REQUEST: Starting at the first line of the data below, write out each line exactly until you reach the line containing "Chart.register(...registerables);", and include that line too.

DATASET SECTION:
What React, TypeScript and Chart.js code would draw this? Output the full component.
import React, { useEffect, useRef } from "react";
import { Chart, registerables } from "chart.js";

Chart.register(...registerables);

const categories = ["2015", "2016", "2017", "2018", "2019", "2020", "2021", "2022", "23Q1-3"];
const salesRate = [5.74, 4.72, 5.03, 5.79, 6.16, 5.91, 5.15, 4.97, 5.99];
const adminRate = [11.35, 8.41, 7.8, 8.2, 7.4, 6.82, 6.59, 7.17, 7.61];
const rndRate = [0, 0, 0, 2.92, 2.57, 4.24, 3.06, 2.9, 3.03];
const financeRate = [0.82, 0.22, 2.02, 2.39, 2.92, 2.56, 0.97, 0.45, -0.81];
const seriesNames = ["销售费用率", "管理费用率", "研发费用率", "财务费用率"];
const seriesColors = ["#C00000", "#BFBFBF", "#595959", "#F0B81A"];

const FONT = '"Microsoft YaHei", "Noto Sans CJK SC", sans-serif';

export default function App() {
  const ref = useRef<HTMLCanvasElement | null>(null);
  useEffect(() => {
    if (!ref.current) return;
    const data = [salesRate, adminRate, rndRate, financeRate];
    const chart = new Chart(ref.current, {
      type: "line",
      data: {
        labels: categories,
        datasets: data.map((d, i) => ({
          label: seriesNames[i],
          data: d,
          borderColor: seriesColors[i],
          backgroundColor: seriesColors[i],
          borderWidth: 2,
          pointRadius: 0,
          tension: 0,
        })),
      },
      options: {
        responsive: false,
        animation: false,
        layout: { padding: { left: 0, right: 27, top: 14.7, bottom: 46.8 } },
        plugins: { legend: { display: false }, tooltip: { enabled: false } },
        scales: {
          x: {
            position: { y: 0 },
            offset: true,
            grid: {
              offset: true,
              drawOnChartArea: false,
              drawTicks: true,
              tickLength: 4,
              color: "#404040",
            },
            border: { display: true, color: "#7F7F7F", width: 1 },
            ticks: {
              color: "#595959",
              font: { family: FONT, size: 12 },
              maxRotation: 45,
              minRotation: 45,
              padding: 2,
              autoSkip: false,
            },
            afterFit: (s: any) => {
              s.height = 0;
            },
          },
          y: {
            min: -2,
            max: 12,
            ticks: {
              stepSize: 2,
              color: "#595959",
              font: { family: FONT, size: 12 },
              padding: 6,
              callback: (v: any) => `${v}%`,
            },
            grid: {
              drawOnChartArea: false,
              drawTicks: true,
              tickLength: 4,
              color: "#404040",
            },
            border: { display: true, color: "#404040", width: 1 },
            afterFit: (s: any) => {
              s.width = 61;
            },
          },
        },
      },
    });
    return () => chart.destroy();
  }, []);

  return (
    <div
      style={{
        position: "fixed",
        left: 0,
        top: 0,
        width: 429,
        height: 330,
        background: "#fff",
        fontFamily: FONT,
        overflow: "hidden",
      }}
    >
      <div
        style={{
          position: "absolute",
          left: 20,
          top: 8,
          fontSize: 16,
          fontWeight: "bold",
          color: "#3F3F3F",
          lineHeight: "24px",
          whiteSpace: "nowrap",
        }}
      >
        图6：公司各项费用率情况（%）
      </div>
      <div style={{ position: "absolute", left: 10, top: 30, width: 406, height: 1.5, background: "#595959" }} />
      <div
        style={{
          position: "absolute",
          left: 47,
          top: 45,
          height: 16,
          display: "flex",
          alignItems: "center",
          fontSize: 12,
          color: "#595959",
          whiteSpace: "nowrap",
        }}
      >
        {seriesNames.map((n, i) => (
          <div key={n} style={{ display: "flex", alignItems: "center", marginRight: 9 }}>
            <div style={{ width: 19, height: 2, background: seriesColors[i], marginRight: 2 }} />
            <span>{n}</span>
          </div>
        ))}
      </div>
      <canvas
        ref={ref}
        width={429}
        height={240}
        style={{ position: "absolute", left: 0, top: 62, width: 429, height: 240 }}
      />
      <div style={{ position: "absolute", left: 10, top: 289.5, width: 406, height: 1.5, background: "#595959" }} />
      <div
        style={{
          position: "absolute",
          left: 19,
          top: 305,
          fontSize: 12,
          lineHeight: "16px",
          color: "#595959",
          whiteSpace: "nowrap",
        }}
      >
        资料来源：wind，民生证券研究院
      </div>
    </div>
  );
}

WRITTEN REPLY:
What React, TypeScript and Chart.js code would draw this? Output the full component.
import React, { useEffect, useRef } from "react";
import { Chart, registerables } from "chart.js";

Chart.register(...registerables);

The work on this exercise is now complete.